Charlie Hudson
You can smell it from the parking lot – that intoxicating perfume of caramelized sugar, orange zest, and butter-soaked cinnamon that hits like a dopamine trigger. Inside the historic Mount Toxaway Hotel, Chef Charlie Hudson is orchestrating the sweet, sticky magic of Charlie’s Hot Buns – what locals call “the most delicious silver lining to a foot injury ever discovered.”
In 2021, hobbled by long-postponed surgery and doctor’s orders to stay off his feet, Hudson was a caged tiger.
“Three months of sitting still? Impossible,” he laughs.
True to form, his mother’s remedy came in the form of a recipe card – for cinnamon buns, of course.
So, faithful to her directive, he baked a batch of buns. Then another. Then he obsessed. Eight months and countless iterations later, a cult phenomenon was born.
Hudson’s creations aren’t just cinnamon buns—they’re spiral-shaped revelations. Each bite delivers a perfect storm: cloud-soft dough yielding to the crunch of cinnamon-sugar crystals before melting into a honey-orange glaze that makes licking your fingers not just acceptable but mandatory.
One customer described them as “the kind of treat that stops all conversation mid-bite.” But this wizard of Mount Toxaway doesn’t stop at breakfast. His cocktail crackers – shatteringly crisp, salt-flecked lavosh made decadent with old-school lard – inspire otherwise reasonable people to hide bags from their families.

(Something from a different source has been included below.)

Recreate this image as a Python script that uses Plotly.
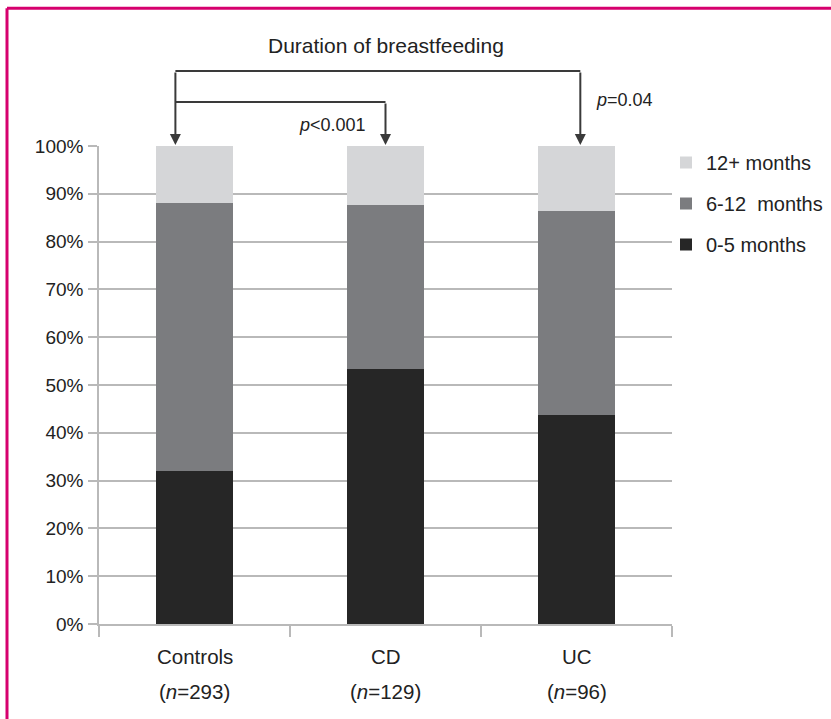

This season, Hudson has a growing list of ideas on the drawing board.
Donut Saturdays are now a weekly pilgrimage for the sugar faithful, and seasonal pies may be on the way – strawberries in spring, peaches in summer, apples in fall.
He’s also toying with savory additions: tomato soup, house-made hummus, other spreads, and possibly take-and-bake lasagna and fresh pasta.
“There’s always something simmering,” he says.
Adding momentum to this cinnamon-fueled operation is Chef David Gwyn, a Culinary Institute of America grad and longtime Cashiers homeowner. Gwyn built an empire of Tallahassee restaurants – Cypress, Vertigo Burgers, and Grove Market Café – before swapping retirement for this cinnamon-scented adventure. He and his wife Elizabeth have had a vacation home in Cashiers since 1998, and now they’re all in.
The shop runs Friday through Sunday in spring, expanding to Wednesday through Sunday post-Memorial Day. Call ahead—and if it’s Saturday, come early. Those donuts wait for no one.
Can’t make it to Sapphire? Hudson’s creations are stocked at Bryson’s and High Country Wine and Provisions- in Highlands, and in Cashiers at Buck’s Cafe and the Cashiers Farmers Market. But fair warning: they often sell out by noon.